First, he never learned to sleep alone. Then, his father took off, and he's been in your bed ever since. If he's scared (that's too simple a word, but it'll do), he's scared of abandonment, and losing mom -- either by your leaving, or by your sharing yourself and your bed with someone else.
Although you mean well, I am doubtful that your telling him he has nothing to be scared of is likely to help. His defenses and way of looking at himself and your relationship are deeply ingrained. I suggest you talk with your pediatrician about a mental health professional (likely a psychologist) with experience dealing with pre-teens. I don't think there will be a "quick fix", but I do think addressing this now, rather than waiting further, will in the long run be healthier for him and you and your own continued adult relationships.
And I also wanted to add...a good pediatric behavioral psychologist will help you and help your son work through these issues together. The psychologist will set up a plan for you and start the process of moving him back to his own bed. And he/she will also work with your son on his abandonment issues.
Good luck.
-LJ
Reassurance that you are just in the next room and can hear him should he need you possibly would minimize some of the "possible" feelings of abandonment he may, or may not feel. Reinforce his sleeping in his own bed with pride and praise of what a brave young man he is!

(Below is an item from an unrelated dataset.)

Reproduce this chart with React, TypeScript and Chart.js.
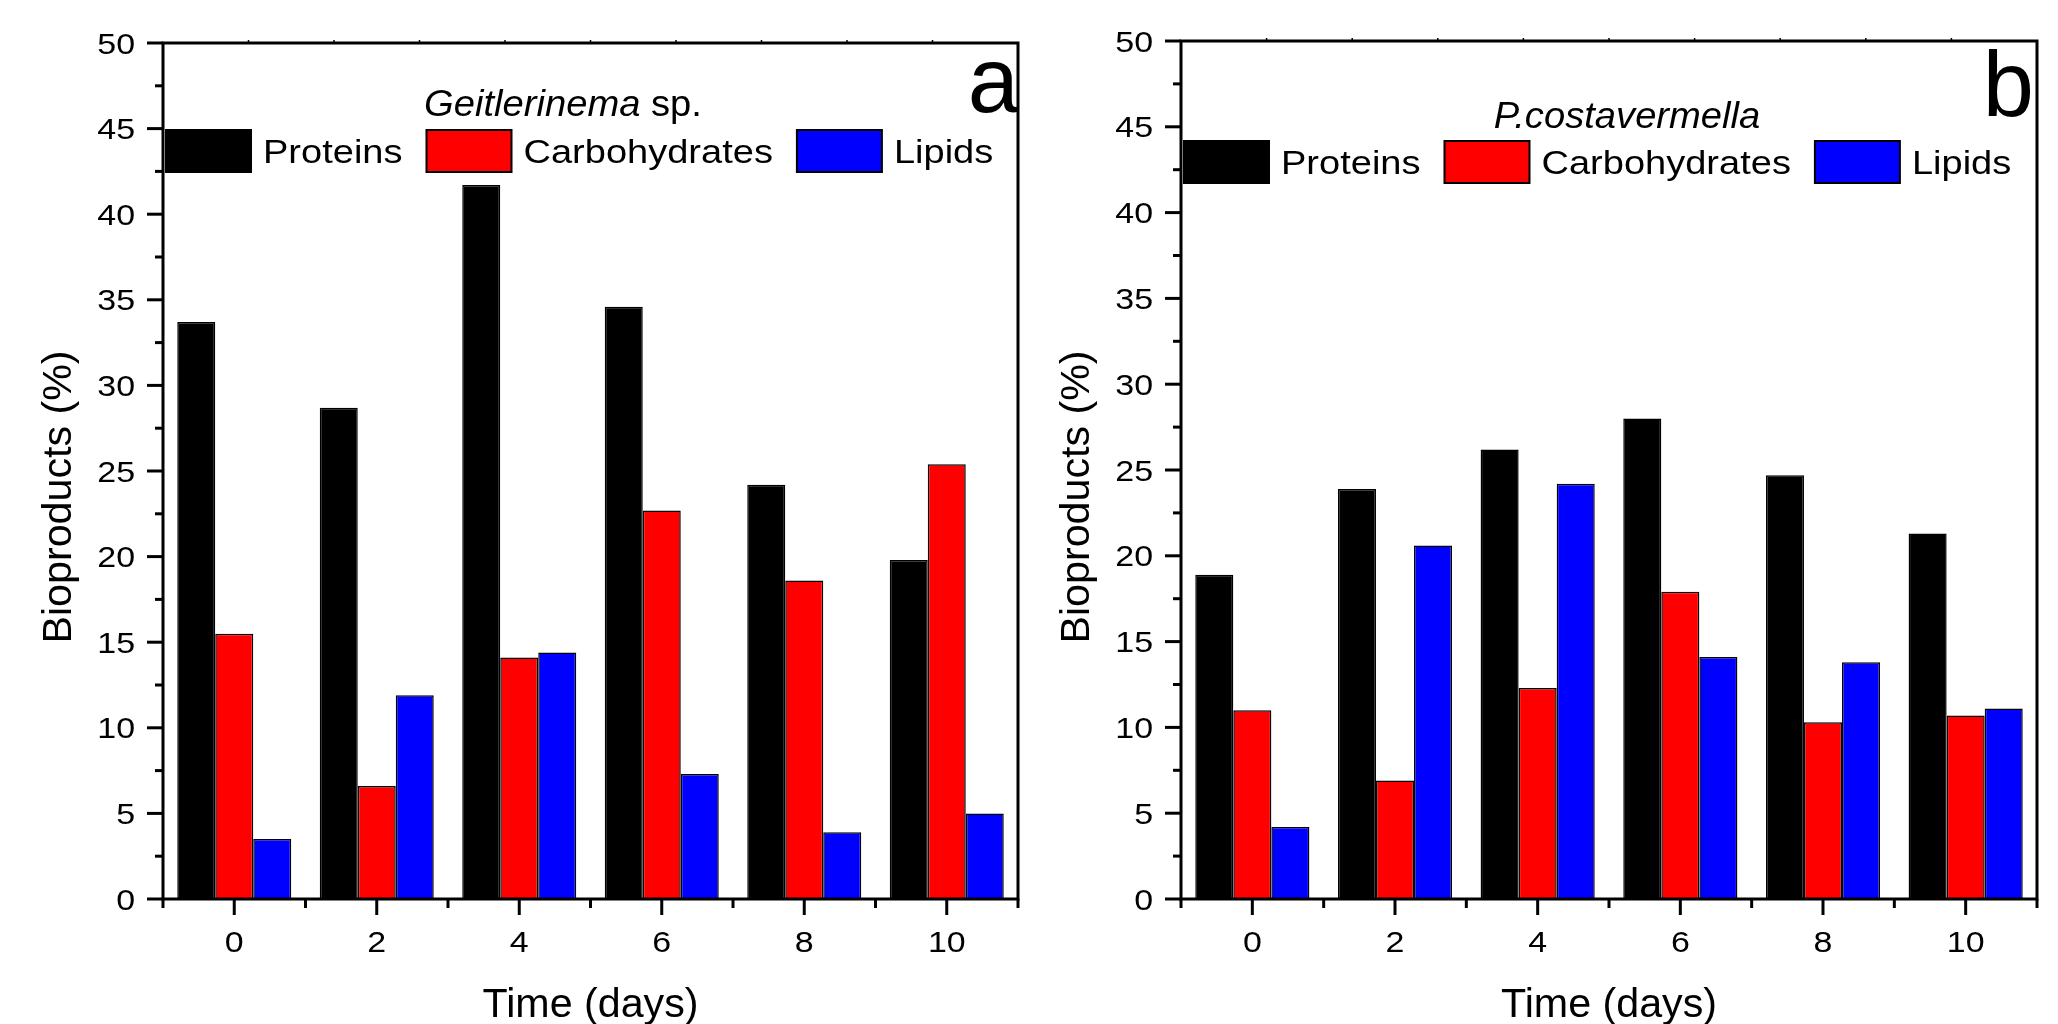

I fully understand what you are going through, just from the male point of view, but would be most appreciative if you would reply to my username above as to how things are going with your son and I shall do the same. I am emphatically not attempting to be personal, but it seems we have the same problem in different directions! GOOD LUCK TO US BOTH!!
I responded to you three (3) weeks ago (sf5grabn) and am wondering what, if any, changes or progress you have made with your son. As I am in a similar situation, ANY headway you've made or suggestions that have worked will be GREATLY appreciated!!
Thanks and hope to hear from you!!
I am sorry you and your son are going through this. It does not sound like you had a good experience with the psychologist, please talk with your pediatrician about a referral to another.
Please know that you are a great mom, reaching out for help obviously shows this!
Even though this article is geared toward younger children, I thought you may be interested in it -
Parents, Get Your Bed Back
Please let me know is this is helpful,
Elizabeth (parent of 6 year old who comes into their room almost every night!)